Field Museum's new Archaeopteryx fossil is one of its greatest acquisitions
When Pete Makovicky first sets eyes on a new dinosaur fossil, it's typically after it emerges from the dust and other debris of a rock formation.
Until 2019, he'd never seen one come out of a briefcase in a Swiss hotel.
But that's where the Field Museum's then-chief dinosaur scientist found himself in the spring of that year — accompanied by a small group that had flown in from Chicago, there to meet a businessman from the Middle East.
In the privacy of a Zurich conference room, the businessman opened the briefcase; the Chicago visitors stared bug-eyed at what was inside.
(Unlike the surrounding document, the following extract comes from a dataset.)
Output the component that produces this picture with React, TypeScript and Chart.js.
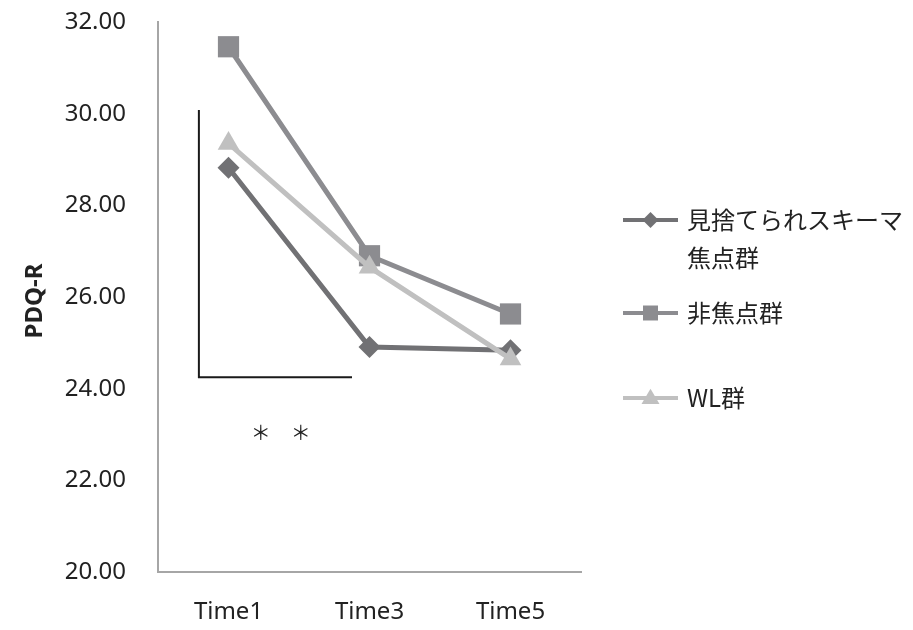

“Really, no other living paleontologist had seen one in the raw state,” says Makovicky, now a professor at the University of Minnesota. “So it was a very sort of exciting moment for me.”
Embedded in a creamy limestone slab, measuring about 6 by 12 inches, lay the contorted fossil of Archaeopteryx (ar-key-AHP-ter-icks) — a bird-like, holy grail creature of sorts that, when first discovered in 1861, helped prove Charles Darwin’s then-controversial Theory of Evolution.
Even though gritty limestone concealed much of the Zurich specimen, Makovicky saw enough of its immaculately preserved ribs, vertebrae and feather impressions to get excited; he ultimately recommended the Field buy it.
On Monday, the Field unveiled its Archaeopteryx, one of only about a dozen such specimens ever found and the only one housed in a “major natural history museum in the Western Hemisphere,” according to the Field. The fossil specimen arrived in Chicago in 2022.
It’s a relatively tiny fossil. Even so, Julian Siggers, the Field’s president and CEO, has called the Archaeopteryx the museum’s “most significant fossil acquisition since Sue, the T. rex.”
Archaeopteryx lived about 150 million years ago, a dinosaur with feathers, hollow bones, tiny teeth and clawed wings. Much about its lifestyle remains unknown. Could it fly? Perhaps, but not very well, Field scientists say. And it was small too — the Field’s specimen is about the size of a pigeon.
In the 19th century, some saw Archaeopteryx remains and couldn't figure out what it was, with some thinking it might be an angel, according to London's Natural History Museum.
The first specimen was discovered just two years after the publication of Darwin’s “On the Origin of Species.” A lot of people at the time didn’t believe that animals could evolve. The Archaeopteryx appeared to prove otherwise — that dinosaurs had evolved into birds.
All of the specimens to date have been found embedded in a limestone quarry in southern Germany. Millions of years ago, the land was quite different — a large, tropical lagoon surrounded by sub-tropical islands.
A private fossil collector found the Field's specimen some time before 1990, according to the museum. It then remained in private hands before coming to Chicago.
Makovicky, who continues to work as a Field research associate, said he's never in his near-30 years of paleontology experienced anything quite like the meeting in Zurich.
"This was the first and only experience for me," he says. "I usually go out and dig this stuff up."
The meeting wasn't quite cloak and dagger, but odd nonetheless, he says.
"At the time, [the seller] didn't tell us he was the seller," Makovicky says. "He pretended to be a representative of the seller."
The seller told the Chicago group that they could take photographs, but the camera's data card would have to remain with him, Makovicky says.
Museum staff have taken pains to detail how their specimen was obtained. They note that while a 2015 German law prohibits the removal of newly discovered Archaeopteryx fossils from the country, the Field's specimen was sold and removed 25 years before the law went into effect.
"We are confident that the removal of the fossil from Germany was compliant with laws that were in effect at the time," Field spokeswoman Bridgette Russell told the Chicago Sun-Times last week.
Of course, the fossil that Makovicky first saw back in 2019 doesn't look like that today. The Field's fossil preparators, Akiko Shinya and Connie Van Beek, have spent hundreds of hours in a lab hunched over the specimen, delicately picking and grinding away at the excess sedimentary rock to expose the fossil.
Makovicky, who has been able to sneak a look at the work on the Archaeopteryx since its arrival at the Field, says his former employer is right to be excited about what it has in its collection.
"It turned out to be better than expected," he says. "The skull is phenomenal, both in its preservation and the fortuitous way it was preserved. It's providing a lot of new and interesting scientific insights."